Monday, January 21, 2013

BlikenLichten

We bought timers for our Christmas lights this year. It let us have them on while we were away, and probably saved some money since we didn't forget and leave them on all night.

The timers we got are digital (I wanted grounded outlets, and digital was the only way we could find a time with grounded outlets.

Of course, we got it home and I had to take it apart; I had to know how it worked.

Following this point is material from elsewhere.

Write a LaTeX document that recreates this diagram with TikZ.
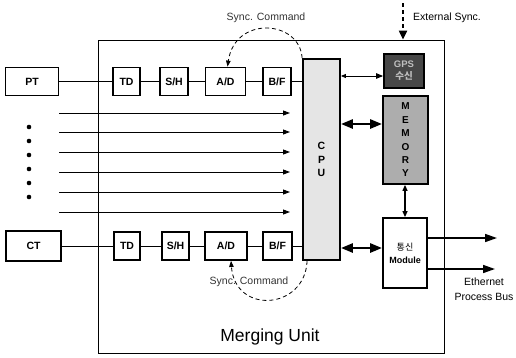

Do you recognize anything thing? Here, I'll give you a hint:

DC From AC Without a Transformer

The timer is made up of two boards, a power/switch board (left) and a clock board (right). The timer is powered by the rectifier/capacitor circuit in the lower left through the Yellow-Red wires, running to the clock. The clock has a battery (green, upper right), a photo sensor (middle far right, "dusk") and a quartz crystal (middle right). The clock signals a relay (black box, middle left) through a trigger circuit to turn the outlets on and off. I'm not precisely sure how that circuit works (didn't try to lift out that board). Plausibly, the clock opens the transistor (middle left, beside the relay), which applies partial rectified power using the diode and capacitor to the relay's coil. (The relay doesn't work when the timer is unplugged).

I'm surprised at how much of this timer is air and hand assembled discrete components.